I’ve said it before and I’ll say it again: “The moment you sell your first ticket, you are no longer a club; you are a business.” Because leagues are volunteer organizations, it’s easy to lose focus on business responsibilities.
Don’t confuse business with boring. I promise this post on fundraising will not put you to sleep, but will help you measure league activities in a way so that you get more sleep.
If you are not familiar with the term “Return on Investment (ROI),” add it to your basic business vocabulary.
If your league buys an old school bus for $2,000 that brings a bar crowd who spends $3,000 in tickets and merch that season, your ROI is 50% for that time period. In other words, you’ve covered your investment and made 50% more.
Let’s not get bogged down by the oil changes and the one flat tire you replace (someone always brings too much reality into my perfect-world examples). ROI is an easy way to measure the efficiency of money spent and “bang for your buck” scenarios.
True ROI measures money performance, plain and simple. It’s profit divided by your investment to create a percentage. The percentage helps determine where your money is having its greatest impact. You should use it to measure everything from the performance of individual merch pieces to your venue options vs. derby ticket sales.
The one important factor basic ROI doesn’t measure: your time.
Using Person Hours to Determine ROI
In derby, time is the greatest investment. In a paid business, you can factor time into an investment by including the wages of those contribute to work that goes into a project. In derby, you invest hours of volunteer time.
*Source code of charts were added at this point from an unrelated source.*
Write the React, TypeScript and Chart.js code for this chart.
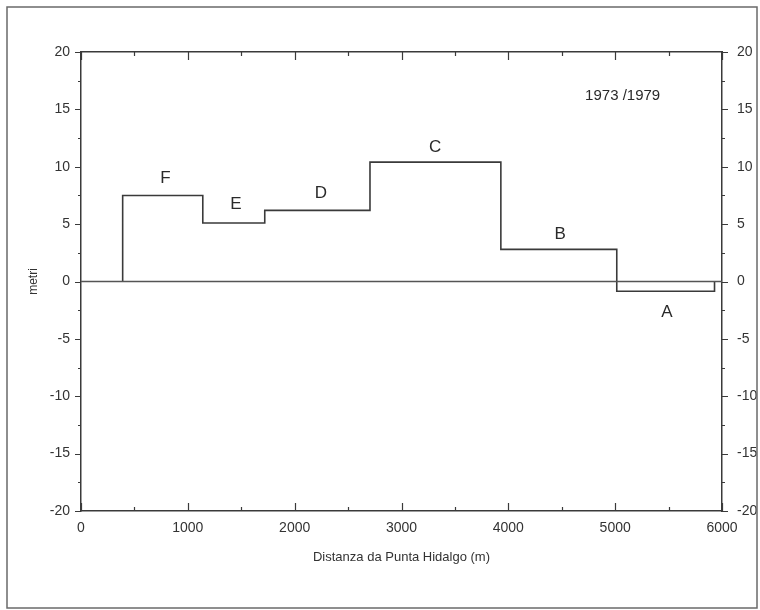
import React, { useEffect, useRef } from 'react';
import { Chart, registerables } from 'chart.js';

Chart.register(...registerables);

// Segment boundaries along the coast (m) and the change in each segment (m)
const segmentEdges = [390, 1140, 1720, 2705, 3930, 5015, 5930];
const segmentNames = ['F', 'E', 'D', 'C', 'B', 'A'];
const segmentValues = [7.5, 5.1, 6.2, 10.4, 2.8, -0.85];
// label anchor positions in data units
const labelX = [790, 1450, 2245, 3315, 4485, 5485];
const labelY = [9.0, 6.7, 7.7, 11.7, 4.1, -2.7];
const periodLabel = '1973 /1979';
const periodX = 5070;
const periodY = 16.2;
const xTitle = 'Distanza da Punta Hidalgo (m)';
const yTitle = 'metri';
const xRange = [0, 6000];
const yRange = [-20, 20];
const xMajor = 1000;
const xMinor = 500;
const yMajor = 5;
const yMinor = 2.5;

const FONT = '"Liberation Sans", Arial, sans-serif';
const INK = '#3a3a3a';

function buildStep() {
  const pts: { x: number; y: number }[] = [{ x: segmentEdges[0], y: 0 }];
  for (let i = 0; i < segmentValues.length; i++) {
    pts.push({ x: segmentEdges[i], y: segmentValues[i] });
    pts.push({ x: segmentEdges[i + 1], y: segmentValues[i] });
  }
  pts.push({ x: segmentEdges[segmentEdges.length - 1], y: 0 });
  return pts;
}

const plainNumber = (v: any) => String(v);

const decorPlugin = {
  id: 'decor',
  beforeDraw(chart: any) {
    const { ctx, width, height } = chart;
    ctx.save();
    ctx.fillStyle = '#ffffff';
    ctx.fillRect(0, 0, width, height);
    ctx.restore();
  },
  afterDraw(chart: any) {
    const { ctx, chartArea } = chart;
    const xs = chart.scales.x;
    const ys = chart.scales.y;
    const { left, right, top, bottom } = chartArea;
    ctx.save();
    // outer frame
    ctx.strokeStyle = '#6a6a6a';
    ctx.lineWidth = 1.5;
    ctx.strokeRect(7, 7, 750, 601);

    // ticks
    ctx.strokeStyle = INK;
    ctx.lineWidth = 1.2;
    ctx.beginPath();
    for (let v = xRange[0]; v <= xRange[1] + 1e-6; v += xMinor) {
      const major = Math.abs(v % xMajor) < 1e-6;
      const len = major ? 8 : 4;
      const px = Math.round(xs.getPixelForValue(v)) + 0.5;
      ctx.moveTo(px, bottom);
      ctx.lineTo(px, bottom - len);
      ctx.moveTo(px, top);
      ctx.lineTo(px, top + len);
    }
    for (let v = yRange[0]; v <= yRange[1] + 1e-6; v += yMinor) {
      const major = Math.abs(v % yMajor) < 1e-6;
      const len = major ? 6 : 3;
      const py = Math.round(ys.getPixelForValue(v)) + 0.5;
      ctx.moveTo(left, py);
      ctx.lineTo(left - len, py);
      ctx.moveTo(right, py);
      ctx.lineTo(right + len, py);
    }
    ctx.stroke();

    // segment labels
    ctx.fillStyle = '#2a2a2a';
    ctx.textAlign = 'center';
    ctx.textBaseline = 'middle';
    ctx.font = `17px ${FONT}`;
    segmentNames.forEach((n, i) => {
      ctx.fillText(n, xs.getPixelForValue(labelX[i]), ys.getPixelForValue(labelY[i]));
    });
    ctx.font = `15px ${FONT}`;
    ctx.fillText(periodLabel, xs.getPixelForValue(periodX), ys.getPixelForValue(periodY));
    ctx.restore();
  },
};

export default function App() {
  const ref = useRef<HTMLCanvasElement | null>(null);

  useEffect(() => {
    if (!ref.current) return;
    const tickFont = { family: FONT, size: 14 };
    const chart = new Chart(ref.current, {
      type: 'line',
      data: {
        datasets: [
          {
            label: 'zero',
            data: [
              { x: xRange[0], y: 0 },
              { x: xRange[1], y: 0 },
            ],
            borderColor: '#555555',
            borderWidth: 1.5,
            pointRadius: 0,
            tension: 0,
          },
          {
            label: 'variazione',
            data: buildStep(),
            borderColor: INK,
            borderWidth: 1.6,
            pointRadius: 0,
            tension: 0,
          },
        ],
      },
      options: {
        responsive: false,
        animation: false,
        events: [],
        layout: { padding: 0 },
        plugins: {
          legend: { display: false },
          tooltip: { enabled: false },
          title: { display: false },
        },
        scales: {
          x: {
            type: 'linear',
            position: 'bottom',
            min: xRange[0],
            max: xRange[1],
            grid: { display: false },
            border: { display: true, color: INK, width: 1.5 },
            ticks: {
              stepSize: xMajor,
              color: '#333',
              font: tickFont,
              padding: 1,
              maxRotation: 0,
              autoSkip: false,
              callback: plainNumber,
            },
            title: {
              display: true,
              text: xTitle,
              color: '#333',
              font: { family: FONT, size: 13 },
              padding: { top: 0, bottom: 45 },
            },
            afterFit: (s: any) => {
              s.height = 99;
            },
          },
          x2: {
            type: 'linear',
            position: 'top',
            min: xRange[0],
            max: xRange[1],
            grid: { display: false },
            border: { display: true, color: INK, width: 1.5 },
            ticks: { display: false },
            afterFit: (s: any) => {
              s.height = 52;
            },
          },
          y: {
            type: 'linear',
            position: 'left',
            min: yRange[0],
            max: yRange[1],
            grid: { display: false },
            border: { display: true, color: INK, width: 1.5 },
            ticks: { stepSize: yMajor, color: '#333', font: tickFont, padding: 3, callback: plainNumber },
            title: {
              display: true,
              text: yTitle,
              color: '#333',
              font: { family: FONT, size: 12 },
              padding: { top: 26, bottom: 0 },
            },
            afterFit: (s: any) => {
              s.width = 81;
            },
          },
          y2: {
            type: 'linear',
            position: 'right',
            min: yRange[0],
            max: yRange[1],
            grid: { display: false },
            border: { display: true, color: INK, width: 1.5 },
            ticks: { stepSize: yMajor, color: '#333', font: tickFont, padding: 7, callback: plainNumber },
            afterFit: (s: any) => {
              s.width = 38;
            },
          },
        },
      },
      plugins: [decorPlugin],
    } as any);
    return () => chart.destroy();
  }, []);

  return (
    <div style={{ position: 'absolute', left: 0, top: 0, width: 760, height: 610 }}>
      <canvas ref={ref} width={760} height={610} style={{ display: 'block' }} />
    </div>
  );
}
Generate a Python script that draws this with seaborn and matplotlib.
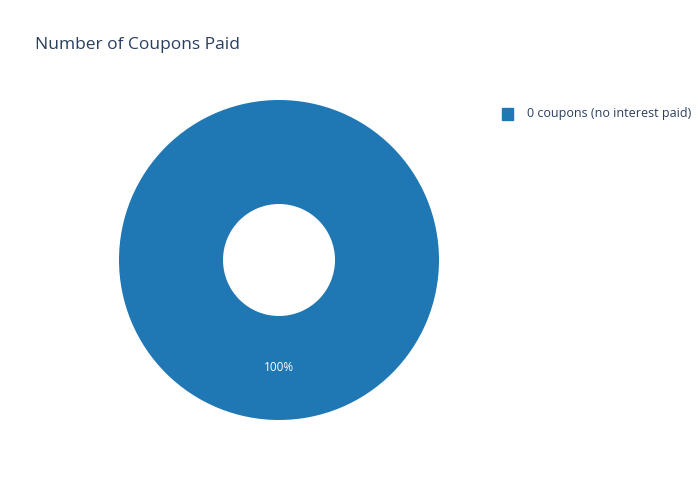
import matplotlib
matplotlib.use("Agg")
import matplotlib.pyplot as plt
import seaborn as sns
from matplotlib.patches import Rectangle

labels = ["0 coupons (no interest paid)"]
values = [1]

sns.set_theme(style="white")
plt.rcParams['font.family'] = ['Open Sans', 'DejaVu Sans']
colors = sns.color_palette("tab10", len(values))

fig = plt.figure(figsize=(7, 5), dpi=100)
ax = fig.add_axes([(279-160)/700, (240-160)/500, 320/700, 320/500])
total = sum(values)
wedges, texts, autotexts = ax.pie(values, colors=colors, radius=1, startangle=90,
    counterclock=False, autopct=lambda p: f"{p:.0f}%", pctdistance=0.675,
    wedgeprops=dict(width=0.65, edgecolor="white", linewidth=0),
    textprops=dict(color="white", fontsize=8.5))
ax.set_xlim(-1, 1); ax.set_ylim(-1, 1); ax.set_aspect("equal"); ax.axis("off")

fig.text(35/700, 1-45/500, "Number of Coupons Paid", fontsize=12.5, color="#2a3f5f", va="center")
for i, (lab, c) in enumerate(zip(labels, colors)):
    y = 1 - (114 + 19*i)/500
    fig.patches.append(Rectangle((502/700, y - 6/500), 11/700, 12/500, color=c, transform=fig.transFigure))
    fig.text(527/700, y, lab, fontsize=9, color="#2a3f5f", va="center")

fig.savefig("out.png", dpi=100, facecolor="white")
What if you measured the success of your fundraising efforts based on return for the number of person-hours invested. Of course, the idea here is to make more with less, right? Here’s an example:
Car washes. Fun? Sure. Worth your time? That depends. You hold a car wash on a beautiful, sunny Saturday for six hours. You staff the car wash so that there are always six people helping, or 36 hours volunteered. On a great day, I’d estimate a car wash would make $400 in six hours. Your volunteers’ efforts generate nearly $11 for every person hour or $67 per person for the entire day.
Was that worth everyone’s time? That is something you need to decide. This is the simple formula; it doesn’t include the time volunteers spent getting to and from the wash, supplies needed (subtracted from your money made), nor bad weather.
But now, at least you have a measure.
Each of you only has so many hours to give. Determine the most efficient use of time so that you work only on fundraisers that raise funds.
As fun as they may be for some, garage and bake sales take a lot of time and generate little funds. Is it a good use of your league members’ time considering you also need them to practice and assist in bout production? Probably not, unless your league attracts PR or exposure.
Think about it, if you take four volunteers to work the game crowd for a 50/50 raffle, as opposed to just buying tickets at the merch booth, that four hours of total volunteer time will produce hundreds of dollars. Would you rather put four hours into the raffle or 50 hours into organizing and manning a garage sale that produces less money? If 50/50 raffles are not legal in your state or part of the world, consider a public appearance where volunteers also sell tickets to your next game and some merchandise.
Don’t limit fundraising to the ideas your members can come up with. In Madison, where I live, the local soccer club raises money by selling concessions at the arena, helping distribute sales flyers and coupons at a department store, and gift wrapping presents during the holidays at a mall.
These activities are structured, so you don’t have to plan nor do preparatory work, they pay an hourly wage, and once you have your foot in the door, they can recur every year. Plus, your league will gain community exposure—have them wear league shirts or boutfits.
Time is money when it comes to fundraising, but time is also part of balancing life in derby and outside of the sport. Remember, roller derby is not a hobby, it is a lifestyle. Your league members need time to maintain friendships, time with family and “me time.” The smarter you are about using your time can mean making more money with less fundraising and volunteer time.
Then you’ll enjoy more financial stability and the flexibility to shift time back to members or do something else more productive for the league.